Task details: Write the listing below out again exactly, dropping the images.

##### Source data

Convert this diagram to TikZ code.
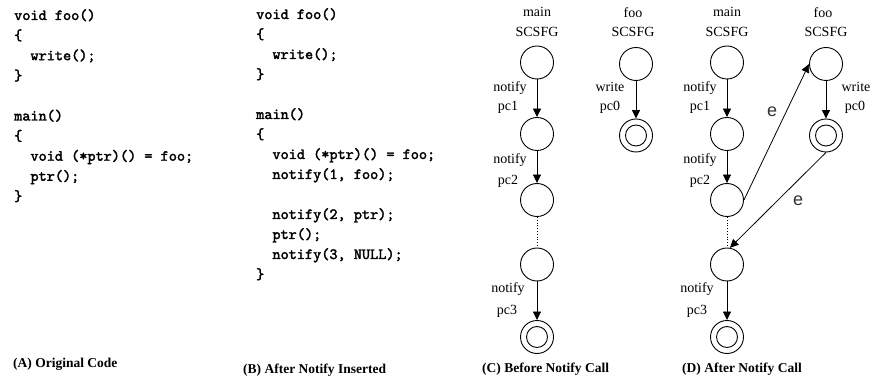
\documentclass[tikz,border=0pt]{standalone}
\usepackage{fontspec}
\setmainfont{Liberation Serif}
\newfontfamily\edgefont{Liberation Sans}
\newfontfamily\codefont{lmmono10-regular.otf}[FakeBold=2.2]
\usetikzlibrary{arrows.meta}

\newcommand{\ind}{\phantom{xx}}

\begin{document}
\begin{tikzpicture}[x=1pt,y=-1pt,
  code/.style={anchor=base west, inner sep=0pt,
    font=\codefont\fontsize{15.5}{16}\selectfont},
  lbl/.style={anchor=base, inner sep=0pt, font=\fontsize{14}{16}\selectfont},
  captext/.style={anchor=base west, inner sep=0pt, font=\bfseries\fontsize{13.5}{16}\selectfont},
  elbl/.style={inner sep=0pt, text=black!80, font=\edgefont\fontsize{18}{18}\selectfont},
  state/.style={circle, draw, line width=0.9pt, minimum size=33pt, inner sep=0pt},
  final/.style={state, path picture={\draw[line width=0.9pt]
    (path picture bounding box.center) circle (10.5pt);}},
  arr/.style={-{Triangle[length=8.5pt,width=8pt]}, line width=0.8pt},
  dots/.style={dotted, line width=0.8pt}
]
\useasboundingbox (0,0) rectangle (870,379);

% (A) original source
\node[code] (a0) at (14,20)    {void foo()};
\node[code] (a1) at (14,40.1)  {\{};
\node[code] (a2) at (14,60.2)  {\ind write();};
\node[code] (a3) at (14,80.3)  {\}};
\node[code] (a5) at (14,120.5) {main()};
\node[code] (a6) at (14,140.6) {\{};
\node[code] (a7) at (14,160.7) {\ind void (*ptr)() = foo;};
\node[code] (a8) at (14,180.8) {\ind ptr();};
\node[code] (a9) at (14,200.9) {\}};

% (B) source with notify calls
\node[code] (b0)  at (256,19)  {void foo()};
\node[code] (b1)  at (256,39)  {\{};
\node[code] (b2)  at (256,59)  {\ind write();};
\node[code] (b3)  at (256,79)  {\}};
\node[code] (b5)  at (256,119) {main()};
\node[code] (b6)  at (256,139) {\{};
\node[code] (b7)  at (256,159) {\ind void (*ptr)() = foo;};
\node[code] (b8)  at (256,179) {\ind notify(1, foo);};
\node[code] (b10) at (256,219) {\ind notify(2, ptr);};
\node[code] (b11) at (256,239) {\ind ptr();};
\node[code] (b12) at (256,259) {\ind notify(3, NULL);};
\node[code] (b13) at (256,279) {\}};

% (C) graphs before the notify call
\node[lbl] (cmainT) at (537,16.5) {main};
\node[lbl] (cmainS) at (537,36.5) {SCSFG};
\node[lbl] (cfooT)  at (633,18)   {foo};
\node[lbl] (cfooS)  at (633,36.5) {SCSFG};

\node[state] (cm1) at (537,62.5)  {};
\node[state] (cm2) at (537,134)   {};
\node[state] (cm3) at (537,200)   {};
\node[state] (cm4) at (537,264.5) {};
\node[final] (cm5) at (537,337)   {};
\node[state] (cf1) at (636,64)    {};
\node[final] (cf2) at (636,135.5) {};

\draw[arr]  (cm1.south) -- (cm2.north);
\draw[arr]  (cm2.south) -- (cm3.north);
\draw[dots] (cm3.south) -- (cm4.north);
\draw[arr]  (cm4.south) -- (cm5.north);
\draw[arr]  (cf1.south) -- (cf2.north);

\node[lbl] (cn1) at (510,92)  {notify};
\node[lbl] (cp1) at (508,111) {pc1};
\node[lbl] (cn2) at (510,164) {notify};
\node[lbl] (cp2) at (508,185) {pc2};
\node[lbl] (cn3) at (508,293) {notify};
\node[lbl] (cp3) at (507,315) {pc3};
\node[lbl] (cw)  at (610,92)  {write};
\node[lbl] (cp0) at (610,111) {pc0};

% (D) graphs after the notify call
\node[lbl] (dmainT) at (727,16.5) {main};
\node[lbl] (dmainS) at (727,36.5) {SCSFG};
\node[lbl] (dfooT)  at (823,18)   {foo};
\node[lbl] (dfooS)  at (826,36.5) {SCSFG};

\node[state] (dm1) at (727,62.5)  {};
\node[state] (dm2) at (727,134)   {};
\node[state] (dm3) at (727,200)   {};
\node[state] (dm4) at (727,264.5) {};
\node[final] (dm5) at (727,337)   {};
\node[state] (df1) at (826,64)    {};
\node[final] (df2) at (826,135.5) {};

\draw[arr]  (dm1.south) -- (dm2.north);
\draw[arr]  (dm2.south) -- (dm3.north);
\draw[dots] (dm3.south) -- (dm4.north);
\draw[arr]  (dm4.south) -- (dm5.north);
\draw[arr]  (df1.south) -- (df2.north);
\draw[arr]  (dm3.east) -- (df1.west);
\draw[arr]  (df2.south) -- (dm4.80);

\node[lbl] (dn1) at (700,92)  {notify};
\node[lbl] (dp1) at (700,111) {pc1};
\node[lbl] (dn2) at (700,164) {notify};
\node[lbl] (dp2) at (700,185) {pc2};
\node[lbl] (dn3) at (697,293) {notify};
\node[lbl] (dp3) at (697,315) {pc3};
\node[lbl] (dw)  at (856,92)  {write};
\node[lbl] (dp0) at (855,111) {pc0};

\node[elbl] (de1) at (772,112) {e};
\node[elbl] (de2) at (798,201) {e};

% captions
\node[captext] (capA) at (13,367)  {(A) Original Code};
\node[captext] (capB) at (243,373) {(B) After Notify Inserted};
\node[captext] (capC) at (482,372) {(C) Before Notify Call};
\node[captext] (capD) at (682,372) {(D) After Notify Call};
\end{tikzpicture}
\end{document}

##########

Result of the exercise:
Convert this diagram to TikZ code.
\documentclass[tikz,border=0pt]{standalone}
\usepackage{fontspec}
\setmainfont{Liberation Serif}
\newfontfamily\edgefont{Liberation Sans}
\newfontfamily\codefont{lmmono10-regular.otf}[FakeBold=2.2]
\usetikzlibrary{arrows.meta}

\newcommand{\ind}{\phantom{xx}}

\begin{document}
\begin{tikzpicture}[x=1pt,y=-1pt,
  code/.style={anchor=base west, inner sep=0pt,
    font=\codefont\fontsize{15.5}{16}\selectfont},
  lbl/.style={anchor=base, inner sep=0pt, font=\fontsize{14}{16}\selectfont},
  captext/.style={anchor=base west, inner sep=0pt, font=\bfseries\fontsize{13.5}{16}\selectfont},
  elbl/.style={inner sep=0pt, text=black!80, font=\edgefont\fontsize{18}{18}\selectfont},
  state/.style={circle, draw, line width=0.9pt, minimum size=33pt, inner sep=0pt},
  final/.style={state, path picture={\draw[line width=0.9pt]
    (path picture bounding box.center) circle (10.5pt);}},
  arr/.style={-{Triangle[length=8.5pt,width=8pt]}, line width=0.8pt},
  dots/.style={dotted, line width=0.8pt}
]
\useasboundingbox (0,0) rectangle (870,379);

% (A) original source
\node[code] (a0) at (14,20)    {void foo()};
\node[code] (a1) at (14,40.1)  {\{};
\node[code] (a2) at (14,60.2)  {\ind write();};
\node[code] (a3) at (14,80.3)  {\}};
\node[code] (a5) at (14,120.5) {main()};
\node[code] (a6) at (14,140.6) {\{};
\node[code] (a7) at (14,160.7) {\ind void (*ptr)() = foo;};
\node[code] (a8) at (14,180.8) {\ind ptr();};
\node[code] (a9) at (14,200.9) {\}};

% (B) source with notify calls
\node[code] (b0)  at (256,19)  {void foo()};
\node[code] (b1)  at (256,39)  {\{};
\node[code] (b2)  at (256,59)  {\ind write();};
\node[code] (b3)  at (256,79)  {\}};
\node[code] (b5)  at (256,119) {main()};
\node[code] (b6)  at (256,139) {\{};
\node[code] (b7)  at (256,159) {\ind void (*ptr)() = foo;};
\node[code] (b8)  at (256,179) {\ind notify(1, foo);};
\node[code] (b10) at (256,219) {\ind notify(2, ptr);};
\node[code] (b11) at (256,239) {\ind ptr();};
\node[code] (b12) at (256,259) {\ind notify(3, NULL);};
\node[code] (b13) at (256,279) {\}};

% (C) graphs before the notify call
\node[lbl] (cmainT) at (537,16.5) {main};
\node[lbl] (cmainS) at (537,36.5) {SCSFG};
\node[lbl] (cfooT)  at (633,18)   {foo};
\node[lbl] (cfooS)  at (633,36.5) {SCSFG};

\node[state] (cm1) at (537,62.5)  {};
\node[state] (cm2) at (537,134)   {};
\node[state] (cm3) at (537,200)   {};
\node[state] (cm4) at (537,264.5) {};
\node[final] (cm5) at (537,337)   {};
\node[state] (cf1) at (636,64)    {};
\node[final] (cf2) at (636,135.5) {};

\draw[arr]  (cm1.south) -- (cm2.north);
\draw[arr]  (cm2.south) -- (cm3.north);
\draw[dots] (cm3.south) -- (cm4.north);
\draw[arr]  (cm4.south) -- (cm5.north);
\draw[arr]  (cf1.south) -- (cf2.north);

\node[lbl] (cn1) at (510,92)  {notify};
\node[lbl] (cp1) at (508,111) {pc1};
\node[lbl] (cn2) at (510,164) {notify};
\node[lbl] (cp2) at (508,185) {pc2};
\node[lbl] (cn3) at (508,293) {notify};
\node[lbl] (cp3) at (507,315) {pc3};
\node[lbl] (cw)  at (610,92)  {write};
\node[lbl] (cp0) at (610,111) {pc0};

% (D) graphs after the notify call
\node[lbl] (dmainT) at (727,16.5) {main};
\node[lbl] (dmainS) at (727,36.5) {SCSFG};
\node[lbl] (dfooT)  at (823,18)   {foo};
\node[lbl] (dfooS)  at (826,36.5) {SCSFG};

\node[state] (dm1) at (727,62.5)  {};
\node[state] (dm2) at (727,134)   {};
\node[state] (dm3) at (727,200)   {};
\node[state] (dm4) at (727,264.5) {};
\node[final] (dm5) at (727,337)   {};
\node[state] (df1) at (826,64)    {};
\node[final] (df2) at (826,135.5) {};

\draw[arr]  (dm1.south) -- (dm2.north);
\draw[arr]  (dm2.south) -- (dm3.north);
\draw[dots] (dm3.south) -- (dm4.north);
\draw[arr]  (dm4.south) -- (dm5.north);
\draw[arr]  (df1.south) -- (df2.north);
\draw[arr]  (dm3.east) -- (df1.west);
\draw[arr]  (df2.south) -- (dm4.80);

\node[lbl] (dn1) at (700,92)  {notify};
\node[lbl] (dp1) at (700,111) {pc1};
\node[lbl] (dn2) at (700,164) {notify};
\node[lbl] (dp2) at (700,185) {pc2};
\node[lbl] (dn3) at (697,293) {notify};
\node[lbl] (dp3) at (697,315) {pc3};
\node[lbl] (dw)  at (856,92)  {write};
\node[lbl] (dp0) at (855,111) {pc0};

\node[elbl] (de1) at (772,112) {e};
\node[elbl] (de2) at (798,201) {e};

% captions
\node[captext] (capA) at (13,367)  {(A) Original Code};
\node[captext] (capB) at (243,373) {(B) After Notify Inserted};
\node[captext] (capC) at (482,372) {(C) Before Notify Call};
\node[captext] (capD) at (682,372) {(D) After Notify Call};
\end{tikzpicture}
\end{document}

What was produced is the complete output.